For all the talk about a new era of fintech, in which digital currencies will supplant fiat money and the blockchain will be immune from subterfuge and an independent network unto itself, it seems as if there is a leap—and thus a missing link, so to speak—to the evolutionary process; as if the blockchain suddenly became not only intelligent but wise, rendering all other forms of artificial intelligence redundant and the role of humans remedial in the extreme. Such a scene reads more like a doomsday scenario than the dawn of a 21st century period of enlightenment. Fear not, dear reader, because smart technology is our ally—and artificial intelligence is our associate—provided we pair the two with human capital.

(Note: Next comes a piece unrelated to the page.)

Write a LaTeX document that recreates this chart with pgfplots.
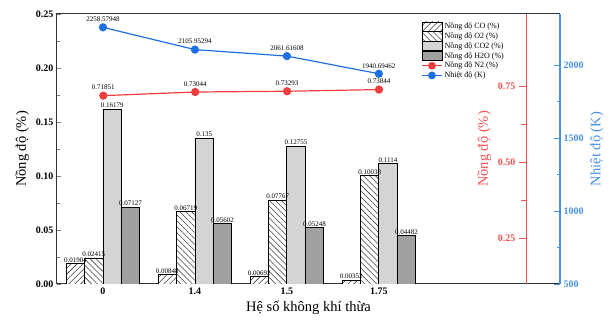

Which is to say the blockchain is a platform, not a panacea. Its strengths are many, and its future is strong, but that does not mean investors and financial institutions will not need professionals to advise them and advisers to analyze the intelligence at their disposal. If anything, the demand is greater—and the sense of urgency is grander—because of the popularization of the blockchain and the proliferation of digital currencies.
According to Nick Chini, Managing Partner of Bainbridge, these events require experts who can evaluate what is most significant by using technology that reveals only what is most suitable to a particular situation. He says:
Fintech is a catchall for many things, including Bitcoin and blockchain-related products and services. Regardless of the means of finance, the technology responsible for the financial industry as a whole is increasingly complex. Not even the most sophisticated algorithm can eliminate risk and produce the right results all the time, unless it isolates itself to a simulation. Judgment is, therefore, the most potent—and personal—variable; because it takes a person of substantial experience, equipped with exceptional technology, to review the output before offering his input. The latter is the best way to mitigate danger by maximizing one’s ability to think.
Welcome, in other words, to the coupling of machine learning with learned individuals.
Welcome to a union that will reverberate beyond fintech, revolutionizing everything from healthcare to the manner by which business advisers care for their respective clients. This is less a partnership of equals than a way to equalize or balance results, based on what technology can do better than any man and what the most skilled men—and women—can do for the betterment of any business.
At the center of this transformation of new and old is humanity itself. Or: Technology is no guarantee that we will not seek to better ourselves by trying to beat others; but the one guarantee against the use of good technology for bad reasons—to do bad things—is to humanize it with the insight, guidance, and wisdom of actual human beings.
Such is the world of fintech, where the coin (or Bitcoin) of the realm is a combination of artificial intelligence and flesh-and-blood wisdom.